Juan Carrión, the 89-year-old former school teacher whom the movie is based upon, was sitting in the first row, where he was able to see director David Trueba and actor Javier Cámara (who plays him in the movie) go up on stage to accept the prizes. For Cámara, a veteran of the Spanish movie industry, this was his first Goya after five failed nominations. Trueba talked about the movie's message, that one should never lose hope, and added that "it is good to be reminded that there are all kinds of people in the Spanish film industry, both leftists and rightists."

The remark underscored how the Goya Awards have become a politicized event ever since the days of the previous PP administration of José María Aznar, whose support for the Iraq War fueled passionate onstage protests at the ceremony. While criticism also extended to the Socialist government of José Luis Rodríguez Zapatero — previous Academy president Alex de la Iglesia quit over discrepancies with then-Culture Minister Ángeles González-Sinde over piracy control — conservative politicians feel like the whipping boys of the film world's ire. In a radio interview, former Madrid premier Esperanza Aguirre, who heads the Madrid regional branch of the conservative party, stated that the Goya Awards "have transformed into a gala against the PP."

It was precisely Alex de la Iglesia who directed the other big winner of the night, Witching and Bitching, which took home as many as eight awards, though mostly for technical aspects. De la Iglesia was also absent from the ceremony as he was working on a new project in Argentina.

The remaining Goyas were won by La herida (Best Actress and Best New Director); La gran familia española (Best Original Song and Best Supporting Actor) and Cannibal (Best Cinematography).
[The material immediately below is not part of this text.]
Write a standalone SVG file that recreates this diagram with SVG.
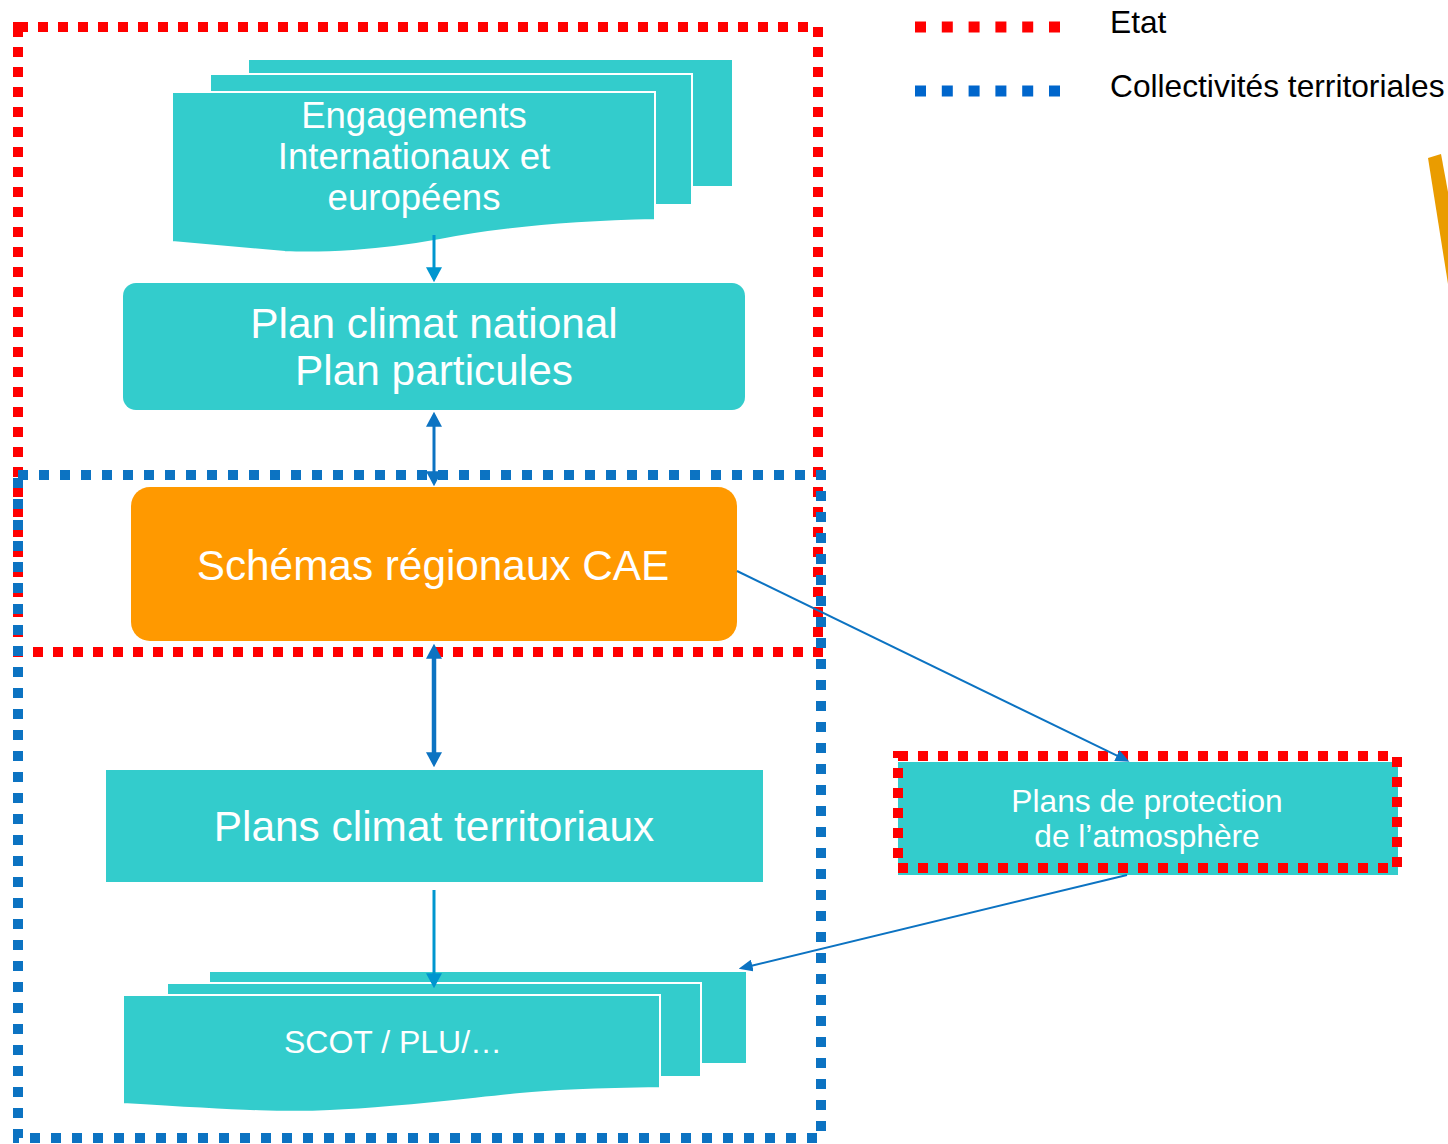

A Venezuelan movie, Azul y no tan rosa, won a Goya Award for the first time in the event’s 28-year history.

The three-hour gala had its ups and downs, including a few inexplicable musical numbers and a very uneven pace, but the 3.5 million spectators sitting in front of their TV sets (the lowest audience since 2009) had their share of laughs when members of the popular humor program Muchachada Nui — Joaquín Reyes, Ernesto Sevilla, Julián Reyes, Carlos Areces and Raúl Arévalo — recreated "the best movies that were never made." At one point Reyes showed up on stage with plastic breasts, pretending to be a Femen activist clamoring for a higher VAT.